■ Problem to solve:
Write out the listing below in full and exactly, leaving out every picture.

═══ Stored data

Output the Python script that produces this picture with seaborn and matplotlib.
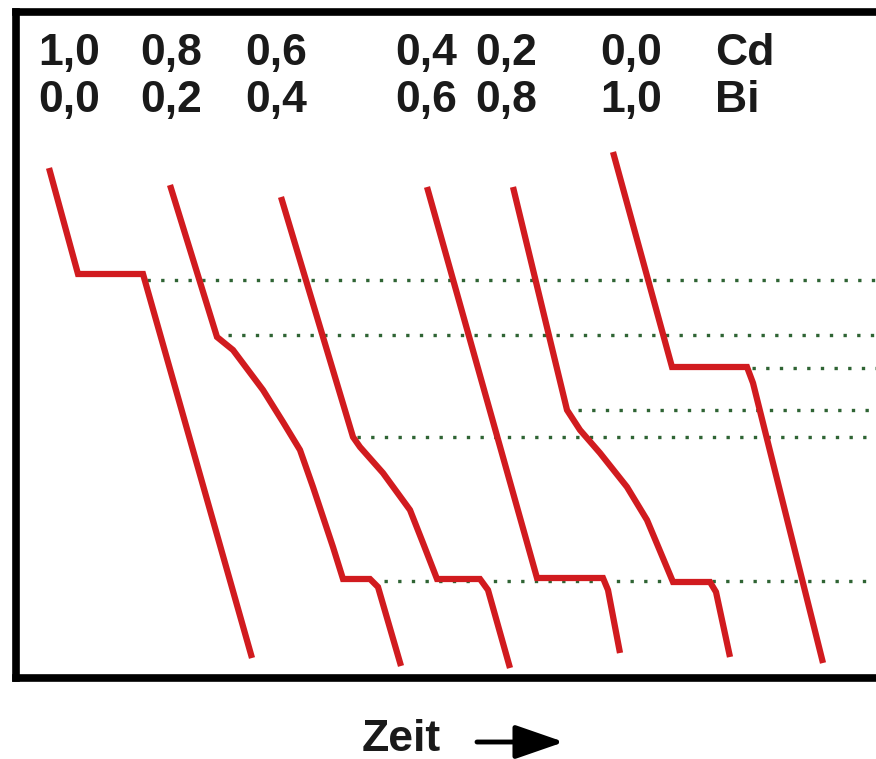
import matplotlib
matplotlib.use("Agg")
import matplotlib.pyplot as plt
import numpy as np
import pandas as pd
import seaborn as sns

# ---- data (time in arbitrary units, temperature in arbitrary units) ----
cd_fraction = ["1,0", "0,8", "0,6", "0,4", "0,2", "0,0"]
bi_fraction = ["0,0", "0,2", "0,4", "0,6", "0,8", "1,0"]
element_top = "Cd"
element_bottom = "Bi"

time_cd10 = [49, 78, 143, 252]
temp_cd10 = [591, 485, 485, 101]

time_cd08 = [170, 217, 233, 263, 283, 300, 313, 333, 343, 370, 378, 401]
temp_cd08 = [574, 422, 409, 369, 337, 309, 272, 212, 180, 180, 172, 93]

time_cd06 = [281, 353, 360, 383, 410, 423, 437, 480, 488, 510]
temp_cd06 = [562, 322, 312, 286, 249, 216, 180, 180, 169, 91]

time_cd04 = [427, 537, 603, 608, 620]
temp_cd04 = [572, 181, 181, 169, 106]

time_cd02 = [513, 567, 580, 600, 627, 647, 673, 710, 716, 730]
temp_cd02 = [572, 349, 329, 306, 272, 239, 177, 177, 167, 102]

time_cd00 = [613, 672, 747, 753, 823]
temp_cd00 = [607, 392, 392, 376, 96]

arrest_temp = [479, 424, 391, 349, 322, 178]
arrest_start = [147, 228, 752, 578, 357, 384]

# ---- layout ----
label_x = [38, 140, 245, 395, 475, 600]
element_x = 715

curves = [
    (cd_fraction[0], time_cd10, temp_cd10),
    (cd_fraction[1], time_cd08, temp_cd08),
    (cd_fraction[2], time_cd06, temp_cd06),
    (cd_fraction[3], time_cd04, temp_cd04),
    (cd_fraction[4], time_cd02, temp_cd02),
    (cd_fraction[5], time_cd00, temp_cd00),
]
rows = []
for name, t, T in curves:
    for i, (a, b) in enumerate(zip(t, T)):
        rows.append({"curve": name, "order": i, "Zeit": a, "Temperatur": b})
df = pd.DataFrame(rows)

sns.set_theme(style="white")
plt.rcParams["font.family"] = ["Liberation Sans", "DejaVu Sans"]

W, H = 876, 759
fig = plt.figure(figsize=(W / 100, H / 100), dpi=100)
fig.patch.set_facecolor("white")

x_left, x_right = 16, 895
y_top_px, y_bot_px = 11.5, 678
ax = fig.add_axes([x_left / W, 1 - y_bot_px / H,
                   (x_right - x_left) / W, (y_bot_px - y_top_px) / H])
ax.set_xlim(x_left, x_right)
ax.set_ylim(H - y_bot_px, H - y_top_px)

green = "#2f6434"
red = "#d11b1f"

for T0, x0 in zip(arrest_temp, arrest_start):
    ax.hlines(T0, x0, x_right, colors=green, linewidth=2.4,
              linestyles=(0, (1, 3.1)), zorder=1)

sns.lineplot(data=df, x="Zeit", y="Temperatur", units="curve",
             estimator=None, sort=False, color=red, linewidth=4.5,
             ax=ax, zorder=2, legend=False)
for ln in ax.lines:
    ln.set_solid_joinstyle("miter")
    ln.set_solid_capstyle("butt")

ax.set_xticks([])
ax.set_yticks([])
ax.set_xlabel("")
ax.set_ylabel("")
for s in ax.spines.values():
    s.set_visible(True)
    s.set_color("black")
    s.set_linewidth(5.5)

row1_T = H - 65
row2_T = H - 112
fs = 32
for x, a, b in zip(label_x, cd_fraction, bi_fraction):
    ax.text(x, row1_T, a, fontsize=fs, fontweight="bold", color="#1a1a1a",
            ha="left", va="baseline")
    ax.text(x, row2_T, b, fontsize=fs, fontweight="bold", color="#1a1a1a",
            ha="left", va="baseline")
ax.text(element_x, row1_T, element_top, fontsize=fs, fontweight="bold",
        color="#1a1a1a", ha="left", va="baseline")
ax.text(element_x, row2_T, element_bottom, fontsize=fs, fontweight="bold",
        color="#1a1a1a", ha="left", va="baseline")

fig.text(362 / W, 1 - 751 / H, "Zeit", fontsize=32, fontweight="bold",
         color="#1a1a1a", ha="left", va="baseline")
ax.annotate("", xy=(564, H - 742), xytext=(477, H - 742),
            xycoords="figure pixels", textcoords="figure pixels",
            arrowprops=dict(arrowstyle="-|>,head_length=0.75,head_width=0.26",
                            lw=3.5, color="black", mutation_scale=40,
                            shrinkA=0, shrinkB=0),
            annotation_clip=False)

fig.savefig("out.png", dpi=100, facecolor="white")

══════

■ Exercise result:
Output the Python script that produces this picture with seaborn and matplotlib.
import matplotlib
matplotlib.use("Agg")
import matplotlib.pyplot as plt
import numpy as np
import pandas as pd
import seaborn as sns

# ---- data (time in arbitrary units, temperature in arbitrary units) ----
cd_fraction = ["1,0", "0,8", "0,6", "0,4", "0,2", "0,0"]
bi_fraction = ["0,0", "0,2", "0,4", "0,6", "0,8", "1,0"]
element_top = "Cd"
element_bottom = "Bi"

time_cd10 = [49, 78, 143, 252]
temp_cd10 = [591, 485, 485, 101]

time_cd08 = [170, 217, 233, 263, 283, 300, 313, 333, 343, 370, 378, 401]
temp_cd08 = [574, 422, 409, 369, 337, 309, 272, 212, 180, 180, 172, 93]

time_cd06 = [281, 353, 360, 383, 410, 423, 437, 480, 488, 510]
temp_cd06 = [562, 322, 312, 286, 249, 216, 180, 180, 169, 91]

time_cd04 = [427, 537, 603, 608, 620]
temp_cd04 = [572, 181, 181, 169, 106]

time_cd02 = [513, 567, 580, 600, 627, 647, 673, 710, 716, 730]
temp_cd02 = [572, 349, 329, 306, 272, 239, 177, 177, 167, 102]

time_cd00 = [613, 672, 747, 753, 823]
temp_cd00 = [607, 392, 392, 376, 96]

arrest_temp = [479, 424, 391, 349, 322, 178]
arrest_start = [147, 228, 752, 578, 357, 384]

# ---- layout ----
label_x = [38, 140, 245, 395, 475, 600]
element_x = 715

curves = [
    (cd_fraction[0], time_cd10, temp_cd10),
    (cd_fraction[1], time_cd08, temp_cd08),
    (cd_fraction[2], time_cd06, temp_cd06),
    (cd_fraction[3], time_cd04, temp_cd04),
    (cd_fraction[4], time_cd02, temp_cd02),
    (cd_fraction[5], time_cd00, temp_cd00),
]
rows = []
for name, t, T in curves:
    for i, (a, b) in enumerate(zip(t, T)):
        rows.append({"curve": name, "order": i, "Zeit": a, "Temperatur": b})
df = pd.DataFrame(rows)

sns.set_theme(style="white")
plt.rcParams["font.family"] = ["Liberation Sans", "DejaVu Sans"]

W, H = 876, 759
fig = plt.figure(figsize=(W / 100, H / 100), dpi=100)
fig.patch.set_facecolor("white")

x_left, x_right = 16, 895
y_top_px, y_bot_px = 11.5, 678
ax = fig.add_axes([x_left / W, 1 - y_bot_px / H,
                   (x_right - x_left) / W, (y_bot_px - y_top_px) / H])
ax.set_xlim(x_left, x_right)
ax.set_ylim(H - y_bot_px, H - y_top_px)

green = "#2f6434"
red = "#d11b1f"

for T0, x0 in zip(arrest_temp, arrest_start):
    ax.hlines(T0, x0, x_right, colors=green, linewidth=2.4,
              linestyles=(0, (1, 3.1)), zorder=1)

sns.lineplot(data=df, x="Zeit", y="Temperatur", units="curve",
             estimator=None, sort=False, color=red, linewidth=4.5,
             ax=ax, zorder=2, legend=False)
for ln in ax.lines:
    ln.set_solid_joinstyle("miter")
    ln.set_solid_capstyle("butt")

ax.set_xticks([])
ax.set_yticks([])
ax.set_xlabel("")
ax.set_ylabel("")
for s in ax.spines.values():
    s.set_visible(True)
    s.set_color("black")
    s.set_linewidth(5.5)

row1_T = H - 65
row2_T = H - 112
fs = 32
for x, a, b in zip(label_x, cd_fraction, bi_fraction):
    ax.text(x, row1_T, a, fontsize=fs, fontweight="bold", color="#1a1a1a",
            ha="left", va="baseline")
    ax.text(x, row2_T, b, fontsize=fs, fontweight="bold", color="#1a1a1a",
            ha="left", va="baseline")
ax.text(element_x, row1_T, element_top, fontsize=fs, fontweight="bold",
        color="#1a1a1a", ha="left", va="baseline")
ax.text(element_x, row2_T, element_bottom, fontsize=fs, fontweight="bold",
        color="#1a1a1a", ha="left", va="baseline")

fig.text(362 / W, 1 - 751 / H, "Zeit", fontsize=32, fontweight="bold",
         color="#1a1a1a", ha="left", va="baseline")
ax.annotate("", xy=(564, H - 742), xytext=(477, H - 742),
            xycoords="figure pixels", textcoords="figure pixels",
            arrowprops=dict(arrowstyle="-|>,head_length=0.75,head_width=0.26",
                            lw=3.5, color="black", mutation_scale=40,
                            shrinkA=0, shrinkB=0),
            annotation_clip=False)

fig.savefig("out.png", dpi=100, facecolor="white")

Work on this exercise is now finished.